Example 1 Water glass (1,600kg, modulus>3) and powder Al203 (400kg) were completely mixed to obtain a slurry. The slurry was mixed with catalyst HZSM-5 (800kg). The resultant mixture was dried, formed, granulated, and heated at 800°C for 4 hours to obtain the first catalyst with a Mohs' scale of hardness of 8.5 and a diameter of 0.4 mm.

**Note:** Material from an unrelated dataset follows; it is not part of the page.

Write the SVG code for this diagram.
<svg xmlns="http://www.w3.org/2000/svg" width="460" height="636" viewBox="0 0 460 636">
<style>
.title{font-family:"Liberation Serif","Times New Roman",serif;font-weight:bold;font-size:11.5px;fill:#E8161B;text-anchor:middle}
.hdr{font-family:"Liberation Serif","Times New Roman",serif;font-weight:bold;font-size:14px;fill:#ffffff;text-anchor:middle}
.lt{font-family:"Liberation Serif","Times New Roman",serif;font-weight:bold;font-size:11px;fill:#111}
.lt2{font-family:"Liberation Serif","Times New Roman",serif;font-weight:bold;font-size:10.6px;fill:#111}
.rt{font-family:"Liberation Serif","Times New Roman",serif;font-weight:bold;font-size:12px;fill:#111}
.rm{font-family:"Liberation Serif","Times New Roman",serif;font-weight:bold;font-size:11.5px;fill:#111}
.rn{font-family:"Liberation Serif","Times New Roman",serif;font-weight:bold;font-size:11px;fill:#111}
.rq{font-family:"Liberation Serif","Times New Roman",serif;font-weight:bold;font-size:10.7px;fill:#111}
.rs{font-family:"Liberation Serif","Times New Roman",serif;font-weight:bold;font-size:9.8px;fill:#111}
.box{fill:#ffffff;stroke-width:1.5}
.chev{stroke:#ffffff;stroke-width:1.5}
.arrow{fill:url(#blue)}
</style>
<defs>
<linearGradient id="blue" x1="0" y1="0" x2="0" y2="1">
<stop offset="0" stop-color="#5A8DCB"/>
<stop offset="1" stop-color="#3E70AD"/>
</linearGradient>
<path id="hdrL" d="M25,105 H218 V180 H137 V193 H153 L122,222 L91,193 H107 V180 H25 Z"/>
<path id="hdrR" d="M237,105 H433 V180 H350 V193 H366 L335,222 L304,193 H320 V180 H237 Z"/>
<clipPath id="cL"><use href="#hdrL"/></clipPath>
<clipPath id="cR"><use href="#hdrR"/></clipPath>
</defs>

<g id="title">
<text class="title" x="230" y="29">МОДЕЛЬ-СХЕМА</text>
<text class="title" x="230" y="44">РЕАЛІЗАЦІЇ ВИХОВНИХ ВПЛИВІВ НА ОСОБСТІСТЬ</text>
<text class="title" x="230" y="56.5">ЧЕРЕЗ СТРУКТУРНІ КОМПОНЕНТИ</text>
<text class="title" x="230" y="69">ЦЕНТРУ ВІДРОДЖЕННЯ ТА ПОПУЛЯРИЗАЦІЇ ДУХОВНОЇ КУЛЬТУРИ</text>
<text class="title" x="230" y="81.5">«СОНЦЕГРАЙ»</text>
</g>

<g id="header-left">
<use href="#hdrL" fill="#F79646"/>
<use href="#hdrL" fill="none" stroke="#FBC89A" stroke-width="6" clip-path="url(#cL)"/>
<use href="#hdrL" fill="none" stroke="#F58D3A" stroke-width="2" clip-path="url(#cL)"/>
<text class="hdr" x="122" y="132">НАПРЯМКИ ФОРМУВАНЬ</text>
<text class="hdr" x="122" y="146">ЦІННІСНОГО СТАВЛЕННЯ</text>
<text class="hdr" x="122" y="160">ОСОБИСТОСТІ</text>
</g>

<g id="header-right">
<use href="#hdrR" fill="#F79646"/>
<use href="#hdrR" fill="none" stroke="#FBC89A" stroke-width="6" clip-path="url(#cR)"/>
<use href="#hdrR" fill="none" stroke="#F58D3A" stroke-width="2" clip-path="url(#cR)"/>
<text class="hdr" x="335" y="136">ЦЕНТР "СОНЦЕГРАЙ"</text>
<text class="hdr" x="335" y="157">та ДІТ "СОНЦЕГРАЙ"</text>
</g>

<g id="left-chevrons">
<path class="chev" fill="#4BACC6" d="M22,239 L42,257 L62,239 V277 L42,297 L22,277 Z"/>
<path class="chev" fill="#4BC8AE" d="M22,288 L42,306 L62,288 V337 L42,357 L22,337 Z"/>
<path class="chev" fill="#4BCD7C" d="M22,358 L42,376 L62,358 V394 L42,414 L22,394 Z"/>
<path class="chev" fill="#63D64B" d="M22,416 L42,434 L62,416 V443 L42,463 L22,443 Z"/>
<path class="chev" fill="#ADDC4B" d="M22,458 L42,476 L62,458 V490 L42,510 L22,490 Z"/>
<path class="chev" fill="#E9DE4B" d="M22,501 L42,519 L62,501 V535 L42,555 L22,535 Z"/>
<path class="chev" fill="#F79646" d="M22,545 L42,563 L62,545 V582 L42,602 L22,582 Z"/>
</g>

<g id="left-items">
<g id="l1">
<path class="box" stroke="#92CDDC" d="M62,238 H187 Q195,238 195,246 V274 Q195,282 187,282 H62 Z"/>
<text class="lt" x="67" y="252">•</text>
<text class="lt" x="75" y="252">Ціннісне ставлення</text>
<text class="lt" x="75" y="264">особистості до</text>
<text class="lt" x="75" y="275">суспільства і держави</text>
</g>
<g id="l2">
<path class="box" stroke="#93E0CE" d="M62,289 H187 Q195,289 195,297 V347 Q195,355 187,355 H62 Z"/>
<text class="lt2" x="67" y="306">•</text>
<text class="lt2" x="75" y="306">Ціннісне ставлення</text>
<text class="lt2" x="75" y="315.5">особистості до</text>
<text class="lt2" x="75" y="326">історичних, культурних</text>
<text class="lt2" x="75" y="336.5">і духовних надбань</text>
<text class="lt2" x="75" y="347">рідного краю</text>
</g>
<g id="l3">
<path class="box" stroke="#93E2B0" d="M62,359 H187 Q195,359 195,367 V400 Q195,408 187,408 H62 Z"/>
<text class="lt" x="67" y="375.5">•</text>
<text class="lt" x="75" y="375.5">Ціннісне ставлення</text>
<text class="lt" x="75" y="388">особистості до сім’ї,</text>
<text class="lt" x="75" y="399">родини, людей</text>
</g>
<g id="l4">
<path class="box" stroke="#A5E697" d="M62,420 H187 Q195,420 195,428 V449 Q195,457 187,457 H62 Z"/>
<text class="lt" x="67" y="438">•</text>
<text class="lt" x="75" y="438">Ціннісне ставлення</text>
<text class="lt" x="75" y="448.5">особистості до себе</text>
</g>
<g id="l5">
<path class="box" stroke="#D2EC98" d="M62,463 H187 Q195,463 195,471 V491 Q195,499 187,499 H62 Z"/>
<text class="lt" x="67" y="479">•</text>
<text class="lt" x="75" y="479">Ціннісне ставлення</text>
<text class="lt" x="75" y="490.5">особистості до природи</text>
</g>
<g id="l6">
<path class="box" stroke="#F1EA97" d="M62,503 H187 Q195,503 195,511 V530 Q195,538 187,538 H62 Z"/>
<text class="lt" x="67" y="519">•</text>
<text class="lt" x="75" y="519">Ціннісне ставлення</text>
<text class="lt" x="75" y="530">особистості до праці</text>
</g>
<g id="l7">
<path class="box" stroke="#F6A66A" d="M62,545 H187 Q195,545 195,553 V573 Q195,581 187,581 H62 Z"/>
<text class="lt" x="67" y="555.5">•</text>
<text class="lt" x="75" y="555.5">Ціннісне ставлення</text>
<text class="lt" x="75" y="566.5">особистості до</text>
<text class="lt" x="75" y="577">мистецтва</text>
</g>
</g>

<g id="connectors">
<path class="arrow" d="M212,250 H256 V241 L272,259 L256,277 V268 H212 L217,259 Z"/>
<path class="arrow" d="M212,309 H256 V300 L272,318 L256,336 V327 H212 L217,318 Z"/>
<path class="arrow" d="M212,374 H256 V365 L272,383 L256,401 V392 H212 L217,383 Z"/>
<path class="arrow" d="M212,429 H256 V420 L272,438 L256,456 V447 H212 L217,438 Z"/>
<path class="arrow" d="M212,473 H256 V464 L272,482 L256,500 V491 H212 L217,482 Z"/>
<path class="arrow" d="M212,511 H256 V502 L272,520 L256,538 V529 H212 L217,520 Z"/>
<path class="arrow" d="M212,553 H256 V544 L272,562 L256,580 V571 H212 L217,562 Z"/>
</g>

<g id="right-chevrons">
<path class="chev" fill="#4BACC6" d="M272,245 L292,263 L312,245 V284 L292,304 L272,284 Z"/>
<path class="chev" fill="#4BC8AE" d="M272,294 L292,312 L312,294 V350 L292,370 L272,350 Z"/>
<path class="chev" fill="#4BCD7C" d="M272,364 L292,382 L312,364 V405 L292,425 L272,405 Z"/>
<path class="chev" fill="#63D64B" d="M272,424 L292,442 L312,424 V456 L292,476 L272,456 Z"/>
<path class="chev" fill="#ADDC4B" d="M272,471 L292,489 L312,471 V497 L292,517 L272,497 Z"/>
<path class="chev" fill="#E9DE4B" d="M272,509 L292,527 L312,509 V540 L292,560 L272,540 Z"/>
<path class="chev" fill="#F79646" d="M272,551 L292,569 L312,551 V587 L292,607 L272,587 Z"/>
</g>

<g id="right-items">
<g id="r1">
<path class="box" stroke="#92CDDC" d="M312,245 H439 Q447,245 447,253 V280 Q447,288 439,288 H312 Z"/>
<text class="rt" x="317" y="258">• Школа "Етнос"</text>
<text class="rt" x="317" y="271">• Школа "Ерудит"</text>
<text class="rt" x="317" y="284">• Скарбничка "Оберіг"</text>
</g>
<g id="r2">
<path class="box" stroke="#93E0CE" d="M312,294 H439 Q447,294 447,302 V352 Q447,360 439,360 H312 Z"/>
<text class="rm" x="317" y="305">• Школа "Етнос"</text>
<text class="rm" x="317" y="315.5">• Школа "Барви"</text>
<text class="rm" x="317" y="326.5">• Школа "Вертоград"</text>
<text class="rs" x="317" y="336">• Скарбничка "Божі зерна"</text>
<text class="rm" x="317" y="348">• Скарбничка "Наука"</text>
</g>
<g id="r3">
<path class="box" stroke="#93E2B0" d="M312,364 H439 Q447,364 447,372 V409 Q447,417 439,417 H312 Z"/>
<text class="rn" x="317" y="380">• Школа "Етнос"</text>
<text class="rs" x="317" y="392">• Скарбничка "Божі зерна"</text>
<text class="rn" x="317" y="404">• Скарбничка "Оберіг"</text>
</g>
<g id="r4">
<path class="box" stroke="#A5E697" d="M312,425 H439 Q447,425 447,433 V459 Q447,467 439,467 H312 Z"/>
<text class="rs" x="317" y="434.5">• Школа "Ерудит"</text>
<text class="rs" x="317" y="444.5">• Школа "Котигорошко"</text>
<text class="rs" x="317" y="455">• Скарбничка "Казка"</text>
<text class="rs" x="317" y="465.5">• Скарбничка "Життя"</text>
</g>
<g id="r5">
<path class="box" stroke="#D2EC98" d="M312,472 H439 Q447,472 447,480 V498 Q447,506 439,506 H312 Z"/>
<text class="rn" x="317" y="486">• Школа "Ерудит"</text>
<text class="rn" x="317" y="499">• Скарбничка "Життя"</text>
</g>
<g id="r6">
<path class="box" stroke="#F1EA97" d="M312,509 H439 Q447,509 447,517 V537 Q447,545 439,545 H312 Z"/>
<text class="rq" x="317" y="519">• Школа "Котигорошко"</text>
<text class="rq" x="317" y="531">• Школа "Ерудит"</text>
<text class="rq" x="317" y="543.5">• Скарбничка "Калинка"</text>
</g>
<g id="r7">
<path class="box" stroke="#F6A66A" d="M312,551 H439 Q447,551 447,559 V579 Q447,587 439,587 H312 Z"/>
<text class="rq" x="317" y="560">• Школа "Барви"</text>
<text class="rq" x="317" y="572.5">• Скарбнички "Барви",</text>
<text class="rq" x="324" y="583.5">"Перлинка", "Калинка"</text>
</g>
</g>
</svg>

2, 000 kg of the first catalyst prepared as indicated above was charged into the combustion chamber 21, and simultaneously sprays 0# diesel (or recuperated pyrolysis gas) and air were led into the combustion chamber 21 to burn. The first catalyst was heated up to 600-700°C and then led into the pyrolysis reactor 14. The screw (or reciprocating) extruder 4 was used to push 1,400kg of waste plastics (PP25%, PS25%, and PE50%) into the reactor 14 to perform the reaction. The temperature at the stock inlet of the reactor 14 was controlled at 600-700°C, whereas the temperature at the residue outlet thereof was controlled at 500-600°C. The catalyst DL-1 was arranged in the fixed bed 12, and the second catalytic reaction was conducted therein. The reaction pressure was kept at 0.05-0.1 MPa.

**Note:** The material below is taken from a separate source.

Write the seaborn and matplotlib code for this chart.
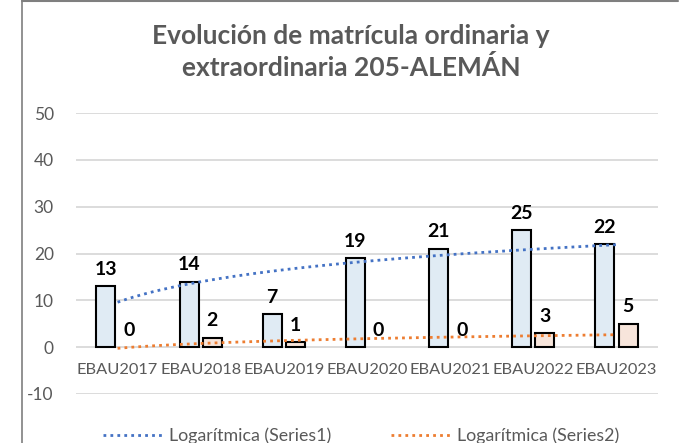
import matplotlib
matplotlib.use("Agg")
import matplotlib.pyplot as plt
from matplotlib.lines import Line2D
import seaborn as sns
import pandas as pd
import numpy as np

# datos
categorias = ["EBAU2017", "EBAU2018", "EBAU2019", "EBAU2020", "EBAU2021", "EBAU2022", "EBAU2023"]
ordinaria = [13, 14, 7, 19, 21, 25, 22]
extraordinaria = [0, 2, 1, 0, 0, 3, 5]
y_ticks = [-10, 0, 10, 20, 30, 40, 50]

df = pd.DataFrame({
    "Convocatoria": categorias * 2,
    "Matricula": ordinaria + extraordinaria,
    "Serie": ["Series1"] * len(categorias) + ["Series2"] * len(categorias),
})

sns.set_style("white")
plt.rcParams["font.family"] = ["Lato", "DejaVu Sans"]
plt.rcParams["axes.unicode_minus"] = False

gris = "#595959"
fig = plt.figure(figsize=(6.88, 4.43), dpi=100)
ax = fig.add_axes([76 / 688, 49 / 443, 582 / 688, 281 / 443])

sns.barplot(data=df, x="Convocatoria", y="Matricula", hue="Serie",
            palette=["#DDEBF7", "#FCE4D6"], edgecolor="black", linewidth=1.5,
            width=0.56, gap=0.18, ax=ax, legend=False, errorbar=None)

# las barras con valor 0 no se ven en el original
for p in ax.patches:
    if p.get_height() == 0:
        p.set_edgecolor("none")

for cont in ax.containers:
    ax.bar_label(cont, fmt="%d", padding=6, fontsize=14, fontweight="bold", color="black")

# lineas de tendencia logaritmicas (como Excel)
xs = np.arange(1, len(categorias) + 1)
xx = np.linspace(1, len(categorias), 200)
for serie, color in [(ordinaria, "#4472C4"), (extraordinaria, "#ED7D31")]:
    a, b = np.polyfit(np.log(xs), serie, 1)
    ax.plot(xx - 1, a * np.log(xx) + b, linestyle=(0, (1, 1.5)), color=color, linewidth=2)

ax.set_ylim(-10, 50)
ax.set_xlim(-0.5, len(categorias) - 0.5)
ax.set_yticks(y_ticks)
ax.yaxis.grid(True, color="#D9D9D9", linewidth=1.3)
ax.set_axisbelow(True)
ax.tick_params(axis="y", length=0, pad=16, labelsize=12.5, labelcolor=gris)
ax.set_xticks([])
ax.set_xlabel("")
ax.set_ylabel("")
for i, cat in enumerate(categorias):
    ax.text(i, -4.8, cat, ha="center", va="center", fontsize=11.8, color=gris)
sns.despine(ax=ax, left=True, bottom=True)

fig.text(0.51, (443 - 52) / 443, "Evolución de matrícula ordinaria y\nextraordinaria 205-ALEMÁN",
         ha="center", va="center", fontsize=19, fontweight="bold", color=gris,
         linespacing=1.3)

handles = [Line2D([], [], color="#4472C4", linestyle=(0, (1, 1.5)), linewidth=2),
           Line2D([], [], color="#ED7D31", linestyle=(0, (1, 1.5)), linewidth=2)]
fig.legend(handles, ["Logarítmica (Series1)", "Logarítmica (Series2)"],
           loc="center", bbox_to_anchor=(0.525, 7 / 443), ncol=2, frameon=False,
           fontsize=12.8, labelcolor=gris, handlelength=3.4, handletextpad=0.3,
           columnspacing=3.4)

# borde del area del grafico
fig.add_artist(Line2D([22 / 688, 22 / 688], [0, 1], color="#7F7F7F", linewidth=1.2))
fig.add_artist(Line2D([22 / 688, 678 / 688], [0.998, 0.998], color="#7F7F7F", linewidth=1.5))

fig.savefig("out.png", dpi=100)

Gasoline and diesel were obtained from the fractional column 9. The mixture of the first catalyst and residues was charged into the combustion

chamber 21 and was heated up to 600-700°C therein to separate the first catalyst. The recovered first catalyst was introduced into the reactor 14 for heat supply.

Products generated from this Example are listed below: 1. Gasoline, 630kg, RON=93.5, components (by wt%): paraffin 19.9%, cyclanes 12%, olefin 48%, arenes 9.9%, others 10.2%; 2. Diesel, 420kg, cetane value=52, components (by wt%): paraffin 15%, cyclanes 8%, olefin 55%, arenes 10%, others 12%; 3. Inorganic residues 140kg; 4. Flammable gas 210kg.